Beauty is in the eye of the beholder. I love Cessnas and pickup trucks. :)

* Note: The above only applies VMC, of course. IMC I stay seated forward and play the scan game... Which is a different kind of fun. Not enough of that out here, and I need an IPC, but upcoming check rides will take care of that. Did get to actually log about 0.5 in a Redbird recently. That was fun. ILS to minimums and a SID that's supposedly the most busted SID in the whole country.

It's funny you mention leaning your body for trim. My passenger to OSH was my brother who is not a pilot, and hasn't spent much time in light aircraft. After we had been cruising for a couple hours, he was starting to get a little uncomfortable in his seat and started leaning forward or backward every few minutes, trying to get comfy. He caught me chuckling after a few times, and ask me what I was laughing at. I told him I was laughing because every time he changed position, I had to re-trim. He weighs about 280 lb, so leaning made a big difference.

I love a truck. Don't even own a car ;)
 
You will never get all the oil out and really, it isn't THAT important to do so. Get as much out a will drain when you're on a flat surface. And ircphoenix has it right, heat it up first. Warm oil drains faster and makes its way down the engine into the sump easier.
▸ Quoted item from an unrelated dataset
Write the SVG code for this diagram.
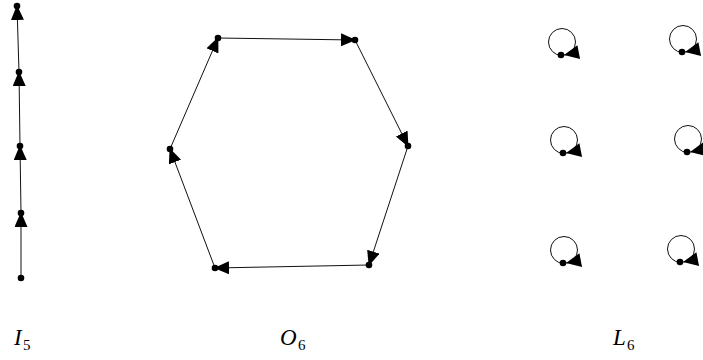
<svg xmlns="http://www.w3.org/2000/svg" xmlns:xlink="http://www.w3.org/1999/xlink" width="703" height="360" viewBox="0 0 703 360">
<style>
.e{stroke:#111;stroke-width:1;fill:none}
.n{fill:#000}
.lbl{font-family:"Liberation Serif",serif;font-style:italic;font-size:23px;fill:#000}
.sub{font-family:"Liberation Serif",serif;font-size:15px;fill:#000}
</style>
<defs>
<marker id="arr" markerUnits="userSpaceOnUse" markerWidth="16" markerHeight="14" refX="14" refY="6.5" orient="auto" viewBox="0 0 16 14">
<path d="M0,0 L15,6.5 L0,13 z" fill="#000"/>
</marker>
<path id="ah" d="M0,0 L-15,-7 L-15,7 z" fill="#000"/>
</defs>
<rect width="703" height="360" fill="#fff"/>
<g id="connectors">
<line class="e" x1="19" y1="72" x2="17" y2="6" marker-end="url(#arr)"/>
<line class="e" x1="20" y1="146" x2="19" y2="72" marker-end="url(#arr)"/>
<line class="e" x1="21" y1="213" x2="20" y2="146" marker-end="url(#arr)"/>
<line class="e" x1="21" y1="278" x2="21" y2="213" marker-end="url(#arr)"/>
<line class="e" x1="218" y1="38" x2="355" y2="40" marker-end="url(#arr)"/>
<line class="e" x1="355" y1="40" x2="408" y2="146" marker-end="url(#arr)"/>
<line class="e" x1="408" y1="146" x2="369" y2="265" marker-end="url(#arr)"/>
<line class="e" x1="369" y1="265" x2="215" y2="268" marker-end="url(#arr)"/>
<line class="e" x1="215" y1="268" x2="170" y2="149" marker-end="url(#arr)"/>
<line class="e" x1="170" y1="149" x2="218" y2="38" marker-end="url(#arr)"/>
<circle class="e" cx="562" cy="42" r="13.5"/>
<use xlink:href="#ah" transform="translate(564,55) rotate(169)"/>
<circle class="e" cx="683" cy="39" r="13.5"/>
<use xlink:href="#ah" transform="translate(685,52) rotate(169)"/>
<circle class="e" cx="564" cy="140" r="13.5"/>
<use xlink:href="#ah" transform="translate(566,153) rotate(169)"/>
<circle class="e" cx="688" cy="139" r="13.5"/>
<use xlink:href="#ah" transform="translate(690,152) rotate(169)"/>
<circle class="e" cx="564" cy="250" r="13.5"/>
<use xlink:href="#ah" transform="translate(566,263) rotate(169)"/>
<circle class="e" cx="681" cy="249" r="13.5"/>
<use xlink:href="#ah" transform="translate(683,262) rotate(169)"/>
</g>
<g id="I5">
<g id="i1"><circle class="n" cx="17" cy="6" r="3.3"/></g>
<g id="i2"><circle class="n" cx="19" cy="72" r="3.3"/></g>
<g id="i3"><circle class="n" cx="20" cy="146" r="3.3"/></g>
<g id="i4"><circle class="n" cx="21" cy="213" r="3.3"/></g>
<g id="i5"><circle class="n" cx="21" cy="278" r="3.3"/></g>
</g>
<g id="O6">
<g id="o1"><circle class="n" cx="218" cy="38" r="3.3"/></g>
<g id="o2"><circle class="n" cx="355" cy="40" r="3.3"/></g>
<g id="o3"><circle class="n" cx="408" cy="146" r="3.3"/></g>
<g id="o4"><circle class="n" cx="369" cy="265" r="3.3"/></g>
<g id="o5"><circle class="n" cx="215" cy="268" r="3.3"/></g>
<g id="o6"><circle class="n" cx="170" cy="149" r="3.3"/></g>
</g>
<g id="L6">
<g id="l1"><circle class="n" cx="561" cy="55" r="3.3"/></g>
<g id="l2"><circle class="n" cx="682" cy="52" r="3.3"/></g>
<g id="l3"><circle class="n" cx="563" cy="153" r="3.3"/></g>
<g id="l4"><circle class="n" cx="687" cy="152" r="3.3"/></g>
<g id="l5"><circle class="n" cx="563" cy="263" r="3.3"/></g>
<g id="l6"><circle class="n" cx="680" cy="262" r="3.3"/></g>
</g>
<g id="labels">
<text class="lbl" x="14" y="345">I</text><text class="sub" x="23" y="350">5</text>
<text class="lbl" x="280" y="345">O</text><text class="sub" x="298" y="350">6</text>
<text class="lbl" x="613" y="345">L</text><text class="sub" x="627" y="350">6</text>
</g>
</svg>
Black oil isn't a big deal. Most of it is carbon coming past your rings as part of the combustion process. Worn rings and running rich are both likely ways to get dark oil sooner.

The airplane I fly gets black oil at about 15-20 hours and I run it hard. I keep it leaned correctly even while climbing. It is 3100 smoh.
When you posted this you said you had 3100 smoh, how long at it been since your overhaul?